- What is required:
Return each line of the records holding the string "that".

Rows from a dataset of charts and code
==============================

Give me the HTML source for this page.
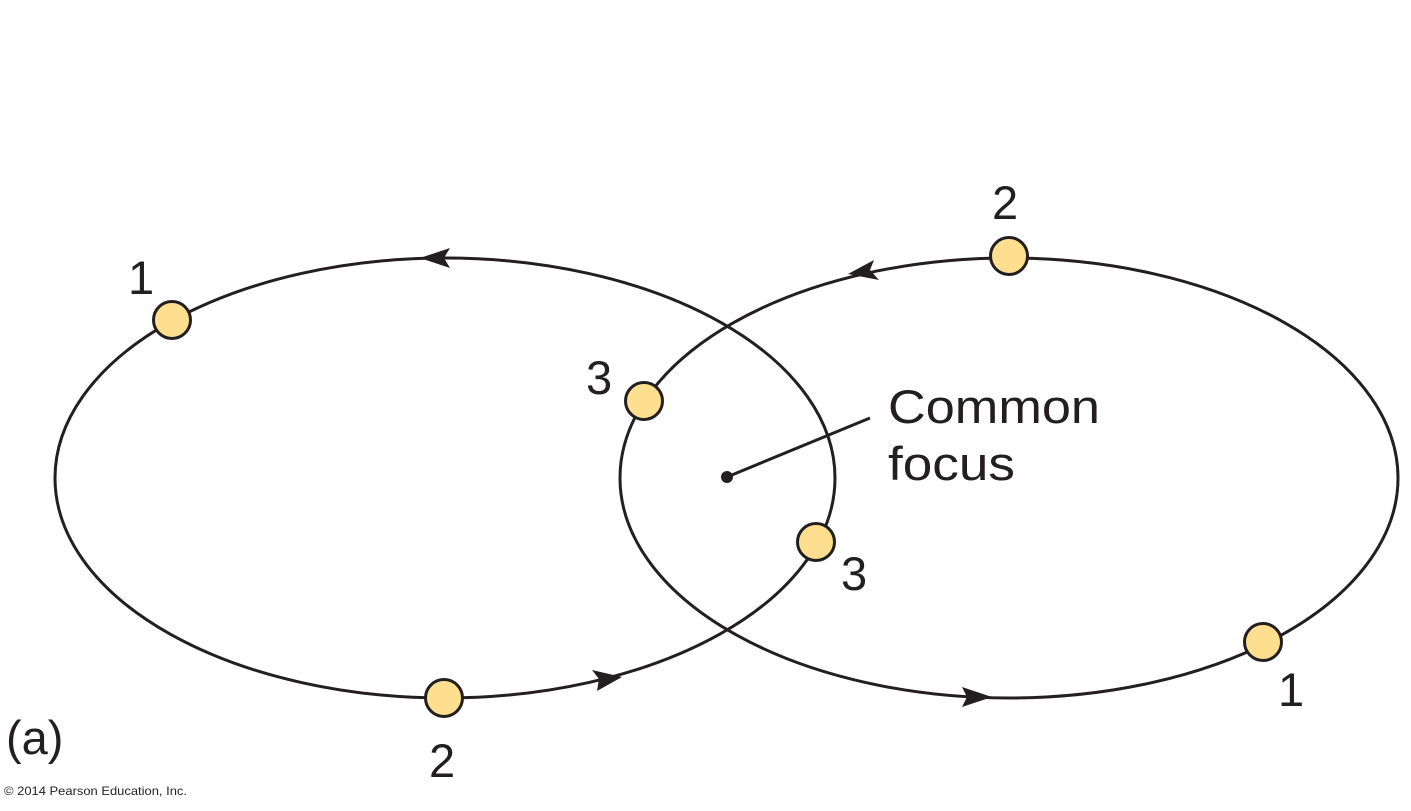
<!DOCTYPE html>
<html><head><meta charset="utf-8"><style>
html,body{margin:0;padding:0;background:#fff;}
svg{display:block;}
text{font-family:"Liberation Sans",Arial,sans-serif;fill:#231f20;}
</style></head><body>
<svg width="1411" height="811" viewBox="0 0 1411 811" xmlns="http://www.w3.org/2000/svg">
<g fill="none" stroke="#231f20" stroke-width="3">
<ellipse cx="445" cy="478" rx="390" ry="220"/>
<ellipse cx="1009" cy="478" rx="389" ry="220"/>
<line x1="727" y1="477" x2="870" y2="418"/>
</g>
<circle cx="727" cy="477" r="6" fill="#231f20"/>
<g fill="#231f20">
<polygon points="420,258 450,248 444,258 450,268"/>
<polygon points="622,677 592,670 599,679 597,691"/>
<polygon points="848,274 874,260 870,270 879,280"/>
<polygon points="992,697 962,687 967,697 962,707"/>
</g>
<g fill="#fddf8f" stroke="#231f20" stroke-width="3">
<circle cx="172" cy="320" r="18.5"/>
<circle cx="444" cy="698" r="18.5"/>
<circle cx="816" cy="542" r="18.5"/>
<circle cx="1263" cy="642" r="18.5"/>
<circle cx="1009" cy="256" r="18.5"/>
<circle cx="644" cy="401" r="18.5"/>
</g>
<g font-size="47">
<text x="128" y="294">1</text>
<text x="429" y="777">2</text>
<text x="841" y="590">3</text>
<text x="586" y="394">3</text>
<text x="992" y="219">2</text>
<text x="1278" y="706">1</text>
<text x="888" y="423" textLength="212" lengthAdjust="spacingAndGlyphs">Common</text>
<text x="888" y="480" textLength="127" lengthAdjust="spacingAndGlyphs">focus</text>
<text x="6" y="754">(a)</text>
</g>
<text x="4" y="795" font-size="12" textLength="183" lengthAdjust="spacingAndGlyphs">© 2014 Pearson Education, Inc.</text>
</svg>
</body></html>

==============================

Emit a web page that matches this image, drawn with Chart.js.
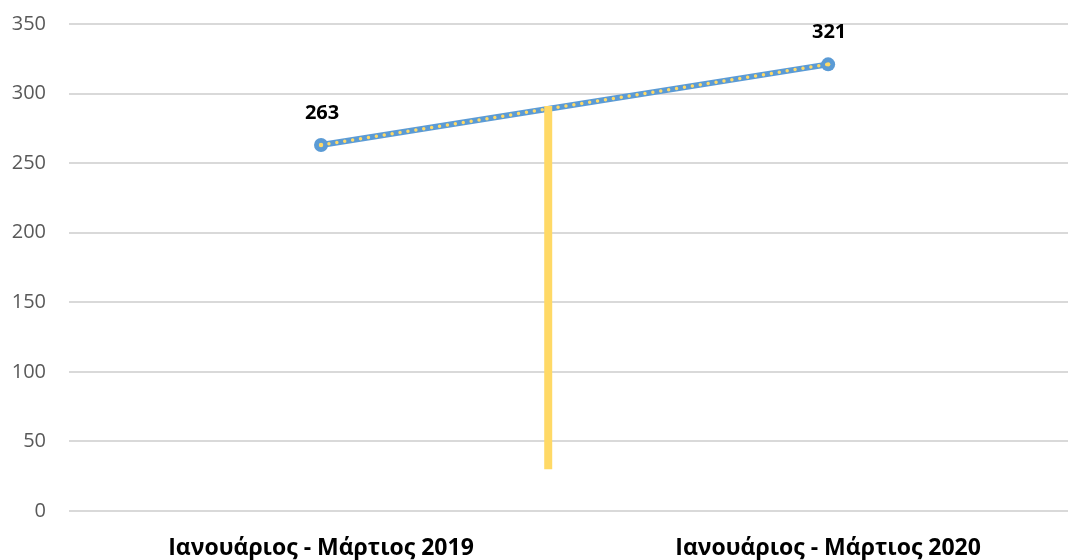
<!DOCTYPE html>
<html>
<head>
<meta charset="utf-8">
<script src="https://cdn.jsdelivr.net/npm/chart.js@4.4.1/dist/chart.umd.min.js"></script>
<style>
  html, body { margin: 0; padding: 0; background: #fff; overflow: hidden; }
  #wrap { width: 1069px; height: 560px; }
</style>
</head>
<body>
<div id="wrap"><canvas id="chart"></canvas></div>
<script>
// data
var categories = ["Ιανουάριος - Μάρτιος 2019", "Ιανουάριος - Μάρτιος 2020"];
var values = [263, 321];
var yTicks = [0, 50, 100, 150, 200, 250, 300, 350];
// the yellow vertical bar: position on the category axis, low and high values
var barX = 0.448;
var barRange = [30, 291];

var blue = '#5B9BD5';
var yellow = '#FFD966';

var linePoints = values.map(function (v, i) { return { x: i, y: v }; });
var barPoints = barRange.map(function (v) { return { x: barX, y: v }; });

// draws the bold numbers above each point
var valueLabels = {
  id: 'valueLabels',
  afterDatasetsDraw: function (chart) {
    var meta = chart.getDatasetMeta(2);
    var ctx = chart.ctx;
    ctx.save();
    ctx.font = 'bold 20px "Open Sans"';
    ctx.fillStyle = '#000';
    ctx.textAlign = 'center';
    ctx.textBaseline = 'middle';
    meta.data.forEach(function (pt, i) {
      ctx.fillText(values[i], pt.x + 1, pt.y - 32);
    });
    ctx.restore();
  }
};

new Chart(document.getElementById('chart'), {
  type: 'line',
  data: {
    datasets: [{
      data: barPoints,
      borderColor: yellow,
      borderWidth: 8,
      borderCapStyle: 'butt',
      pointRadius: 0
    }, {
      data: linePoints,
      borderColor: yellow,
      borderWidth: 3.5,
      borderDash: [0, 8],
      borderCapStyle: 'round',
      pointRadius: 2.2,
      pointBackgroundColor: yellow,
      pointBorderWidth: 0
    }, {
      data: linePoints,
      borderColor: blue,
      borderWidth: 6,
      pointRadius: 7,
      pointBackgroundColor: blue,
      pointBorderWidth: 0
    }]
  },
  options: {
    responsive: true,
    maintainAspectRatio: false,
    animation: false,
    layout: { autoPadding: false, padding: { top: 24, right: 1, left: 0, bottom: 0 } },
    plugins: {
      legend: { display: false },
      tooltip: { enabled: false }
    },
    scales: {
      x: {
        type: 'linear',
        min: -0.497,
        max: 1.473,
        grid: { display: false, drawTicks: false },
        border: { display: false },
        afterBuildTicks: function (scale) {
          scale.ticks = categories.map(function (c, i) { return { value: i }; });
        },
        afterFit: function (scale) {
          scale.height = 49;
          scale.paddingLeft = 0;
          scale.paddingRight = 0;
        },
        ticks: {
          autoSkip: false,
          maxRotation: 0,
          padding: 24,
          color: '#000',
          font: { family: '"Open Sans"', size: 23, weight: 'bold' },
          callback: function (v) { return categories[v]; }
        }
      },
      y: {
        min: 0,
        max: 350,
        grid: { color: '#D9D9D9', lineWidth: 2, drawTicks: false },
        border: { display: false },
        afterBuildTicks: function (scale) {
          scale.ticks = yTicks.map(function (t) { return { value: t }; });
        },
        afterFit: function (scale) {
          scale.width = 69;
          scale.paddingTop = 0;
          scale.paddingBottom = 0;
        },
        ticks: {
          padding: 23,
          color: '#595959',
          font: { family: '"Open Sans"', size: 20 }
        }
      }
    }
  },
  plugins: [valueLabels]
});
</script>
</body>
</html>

==============================

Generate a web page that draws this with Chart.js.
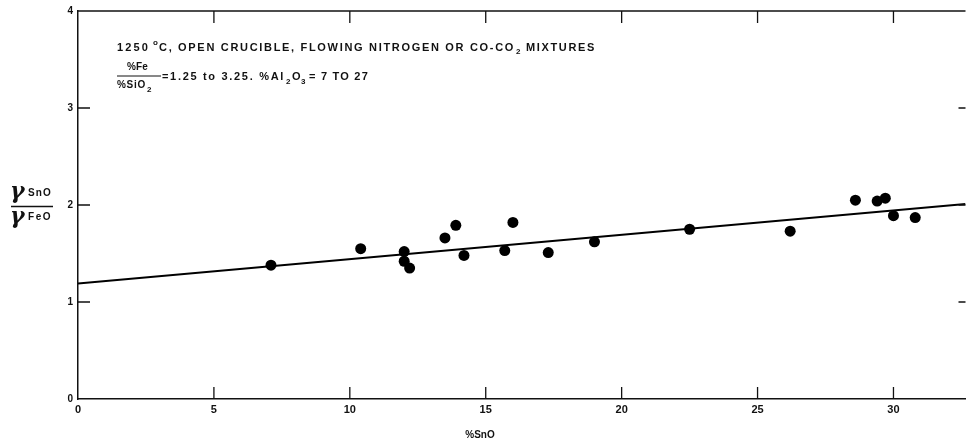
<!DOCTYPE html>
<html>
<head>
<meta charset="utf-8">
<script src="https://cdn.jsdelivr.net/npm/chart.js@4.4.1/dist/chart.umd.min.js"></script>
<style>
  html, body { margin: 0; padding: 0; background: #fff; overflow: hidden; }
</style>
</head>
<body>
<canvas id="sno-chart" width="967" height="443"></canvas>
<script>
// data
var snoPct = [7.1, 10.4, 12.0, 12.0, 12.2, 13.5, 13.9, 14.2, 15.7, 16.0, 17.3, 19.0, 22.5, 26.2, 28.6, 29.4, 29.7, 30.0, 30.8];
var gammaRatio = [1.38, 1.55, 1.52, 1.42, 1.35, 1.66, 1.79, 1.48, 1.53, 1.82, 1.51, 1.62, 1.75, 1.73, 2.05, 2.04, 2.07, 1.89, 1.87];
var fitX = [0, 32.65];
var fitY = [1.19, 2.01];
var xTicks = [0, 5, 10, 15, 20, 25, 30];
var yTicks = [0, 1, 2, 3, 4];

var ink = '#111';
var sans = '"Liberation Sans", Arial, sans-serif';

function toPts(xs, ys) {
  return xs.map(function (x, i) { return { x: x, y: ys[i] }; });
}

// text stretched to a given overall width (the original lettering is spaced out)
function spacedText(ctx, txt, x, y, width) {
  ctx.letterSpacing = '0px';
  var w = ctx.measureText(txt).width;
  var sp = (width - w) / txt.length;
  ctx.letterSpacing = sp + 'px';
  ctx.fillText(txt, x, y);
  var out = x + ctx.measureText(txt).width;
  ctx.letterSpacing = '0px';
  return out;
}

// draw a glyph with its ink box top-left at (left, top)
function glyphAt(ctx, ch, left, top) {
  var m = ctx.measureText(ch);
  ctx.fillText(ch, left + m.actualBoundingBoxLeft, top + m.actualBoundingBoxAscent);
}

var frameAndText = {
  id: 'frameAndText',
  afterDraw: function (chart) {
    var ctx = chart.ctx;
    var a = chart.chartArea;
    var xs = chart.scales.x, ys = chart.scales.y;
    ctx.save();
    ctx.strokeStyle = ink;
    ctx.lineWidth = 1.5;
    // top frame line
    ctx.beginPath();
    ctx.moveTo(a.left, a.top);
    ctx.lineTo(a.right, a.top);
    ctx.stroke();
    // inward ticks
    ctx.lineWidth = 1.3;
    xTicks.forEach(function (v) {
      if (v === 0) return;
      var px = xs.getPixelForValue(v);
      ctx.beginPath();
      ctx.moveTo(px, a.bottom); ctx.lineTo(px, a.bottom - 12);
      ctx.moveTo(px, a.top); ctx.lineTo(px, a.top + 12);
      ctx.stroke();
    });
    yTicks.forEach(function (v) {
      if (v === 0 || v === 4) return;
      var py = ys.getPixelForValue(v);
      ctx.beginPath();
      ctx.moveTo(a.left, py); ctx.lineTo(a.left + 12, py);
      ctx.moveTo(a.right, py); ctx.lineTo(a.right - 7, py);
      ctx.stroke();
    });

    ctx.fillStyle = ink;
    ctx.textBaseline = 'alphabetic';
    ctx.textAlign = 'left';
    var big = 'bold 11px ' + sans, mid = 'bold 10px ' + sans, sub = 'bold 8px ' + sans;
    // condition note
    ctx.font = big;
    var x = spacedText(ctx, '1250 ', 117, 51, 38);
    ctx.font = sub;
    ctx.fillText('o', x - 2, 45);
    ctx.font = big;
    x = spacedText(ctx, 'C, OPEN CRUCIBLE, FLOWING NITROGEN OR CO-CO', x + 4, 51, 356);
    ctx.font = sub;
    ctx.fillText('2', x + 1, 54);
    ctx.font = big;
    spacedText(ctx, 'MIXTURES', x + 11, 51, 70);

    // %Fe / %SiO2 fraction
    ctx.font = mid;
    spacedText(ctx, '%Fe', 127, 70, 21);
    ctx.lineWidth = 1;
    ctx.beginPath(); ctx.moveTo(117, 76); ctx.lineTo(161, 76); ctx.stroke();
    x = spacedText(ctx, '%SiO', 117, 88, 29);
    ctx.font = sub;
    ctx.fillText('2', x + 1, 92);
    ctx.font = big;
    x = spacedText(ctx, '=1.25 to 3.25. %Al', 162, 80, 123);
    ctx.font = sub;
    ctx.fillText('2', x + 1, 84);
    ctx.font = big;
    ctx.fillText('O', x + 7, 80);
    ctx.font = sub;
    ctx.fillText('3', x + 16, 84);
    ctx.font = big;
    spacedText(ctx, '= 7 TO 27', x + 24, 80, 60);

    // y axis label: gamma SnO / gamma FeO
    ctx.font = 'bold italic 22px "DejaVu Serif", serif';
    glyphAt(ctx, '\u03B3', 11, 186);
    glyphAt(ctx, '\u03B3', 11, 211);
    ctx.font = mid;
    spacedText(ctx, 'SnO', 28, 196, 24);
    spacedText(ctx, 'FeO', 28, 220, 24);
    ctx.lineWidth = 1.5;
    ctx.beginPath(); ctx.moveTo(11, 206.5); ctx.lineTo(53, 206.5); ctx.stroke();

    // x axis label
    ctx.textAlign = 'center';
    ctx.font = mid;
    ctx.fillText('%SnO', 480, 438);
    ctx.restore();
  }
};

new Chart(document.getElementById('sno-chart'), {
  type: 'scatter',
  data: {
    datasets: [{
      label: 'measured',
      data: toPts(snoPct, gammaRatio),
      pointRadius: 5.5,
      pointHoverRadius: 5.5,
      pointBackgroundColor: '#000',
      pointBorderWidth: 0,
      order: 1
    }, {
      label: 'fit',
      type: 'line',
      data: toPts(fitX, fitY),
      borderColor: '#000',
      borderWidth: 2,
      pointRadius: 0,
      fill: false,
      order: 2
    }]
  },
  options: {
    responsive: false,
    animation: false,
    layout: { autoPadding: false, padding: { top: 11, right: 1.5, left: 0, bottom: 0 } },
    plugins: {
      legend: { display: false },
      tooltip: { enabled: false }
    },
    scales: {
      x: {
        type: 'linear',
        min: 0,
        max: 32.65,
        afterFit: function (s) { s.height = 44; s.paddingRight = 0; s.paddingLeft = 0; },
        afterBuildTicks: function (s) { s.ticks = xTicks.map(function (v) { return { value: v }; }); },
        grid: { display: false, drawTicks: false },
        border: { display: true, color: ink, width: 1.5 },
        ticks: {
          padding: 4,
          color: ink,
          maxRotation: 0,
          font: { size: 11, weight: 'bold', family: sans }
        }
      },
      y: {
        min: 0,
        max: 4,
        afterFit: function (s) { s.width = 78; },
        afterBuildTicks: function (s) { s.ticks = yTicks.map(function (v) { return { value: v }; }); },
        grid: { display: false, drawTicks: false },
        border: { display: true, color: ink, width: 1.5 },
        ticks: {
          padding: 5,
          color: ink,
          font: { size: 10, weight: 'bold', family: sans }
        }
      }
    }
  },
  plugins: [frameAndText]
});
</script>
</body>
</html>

==============================

- Answer for the task:
Emit a web page that matches this image, drawn with Chart.js.
Generate a web page that draws this with Chart.js.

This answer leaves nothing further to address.